The Supreme Court: RIP Literally Everything

Once Republicans were able to sneak an incompetent like Clarence Thomas onto the Court, they realized it was open season on the rule of law. Thanks, Joe Biden!

There isn’t a single poster on this forum who thinks this. The reason they care is because it helps them advance their goals not out of some kind of ethics or morality.

Que pear dot jpg

No idea what this is.

Im still holding out for a Westexit

1 Like

2 Likes

Ah memories

2 Likes

FYP.

This may be true, but I’m sure there are under 30s on the right, who wouldn’t really care if it happened. Definitely not enough to vote blue.

I agree with this. But I think they also show restraint, or occasionally jump to the other side, out of an urge to be respected by dems and embraced by history. It isn’t all cynical calculation; it’s also narcissism and their own personal need to perceive themselves as fair and honorable justices–as The Good Guys.

How much this matters is a separate question. How differently would the Supremes behave if they went full-blown-nihilist and aimed for something approaching the handmaids tale? It would probably be a strategic dance not unlike what we see now, and it might well include cases like Bostock and Obergefell in order to lend the Court legitimacy.

As far as I can tell, the accelerator is pressed to the floor right now, whatever the motivation and whatever the destination. How to throw a wrench into the gears is the only question for us.

The answer is to degrade the institution as aggressively as possible. Expose their decisions as political and contradictory, and refuse to celebrate even “good” decisions. Undermine the narrative each justice maintains about themselves that they are one of the Good Guys. Make it clear we consider them illegitimate political actors, nothing more.
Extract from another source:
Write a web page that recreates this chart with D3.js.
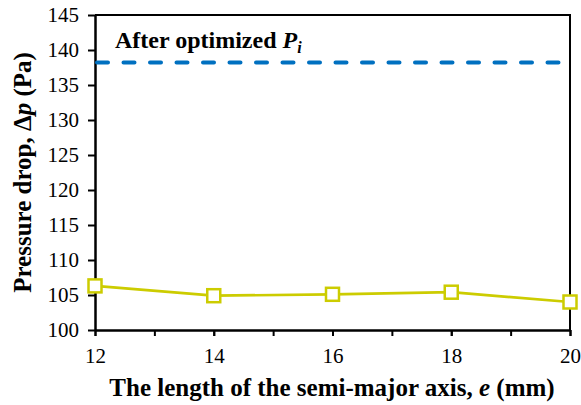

Republicans are the ones who rotted the institution; now we need to stop lending it legitimacy. This is more or less how Republican politicians took control of the Court in the first place; they stopped considering the Court legitimate during the Civil Rights era and began to treat it with complete cynicism. It has taken a couple generations, but they’ve almost totally reshaped the Court in that image.

I’m sure everyone here can agree that the GOP establishment is 100% cynical about the Court, even if we can’t agree that the justices they select are 100% in lockstep.

Now the left has to follow suit. There’s simply no other choice.

2 Likes

Yeah, the sneakiness of the Texas law really works both ways. Even if all challenges to it hold up and every red state does a carbon copy of it to make abortions de facto illegal, there are still a zillion low-info voters on the left that won’t pay much attention because RvW hasn’t been technically overturned, yeah they’ve heard something about some lawsuit thing but they don’t really understand how it works, etc.

And then on the other side, since RvW is still technically the law of the land, the GOP can run on whatever “zomg forty trillion innocent babies get slaughtered every year” nonsense they want and it’ll still get the rubes frothed up and lining up at the polls. It totally gets rid of the dog-catching-the-car dilemma that people thought Republicans would be in if they really overturned it.

2 Likes

Anti-abortion leaders in Texas said they never expected many people to actually file lawsuits, thinking the process would be too costly and onerous.

“These out-of-state suits are not what the bill is intended for,” said Chelsey Youman, the Texas state director and national legislative adviser for Human Coalition, an anti-abortion group that said it had no plans to file a lawsuit against the physician, Dr. Alan Braid, or to encourage others to do so.

“The goal is to save as many lives as possible, and the law is working,” Ms. Youman said, adding that the notion behind the law was that the mere threat of liability would be so intimidating that providers would simply comply.

“Look, the whole goal was bad faith, we didn’t think people would actually follow through.”

Supreme Court in not striking down the law: “Who could have known this was in bad faith?”

1 Like

The legal term is “chilling effect”.

“We just wanted to scare people into not getting healthcare. We arent monsters. Whats the big deal?”

We need the suit to proceed to get the issue of whether the statute is constitutional decided.

Even if it’s unenforceable, the existence of the law is going to make it harder for people to get healthcare.

This is no joke a good idea. Just swamp the courts with these suits. Drag them out until the last minute and then dismiss.

The fatal flaw in this plan is that the law has baked into it that there can be only one successful suit per abortion. If you flood the system with 50k suits for one abortion, the whole queue clears after the first finding.

For each abortion, everybody involved should be sued by an ally at the exact moment of the procedure. The suits are lost, and the 10k each is paid by a defense fund. The ally then donates the winnings to the defense fund.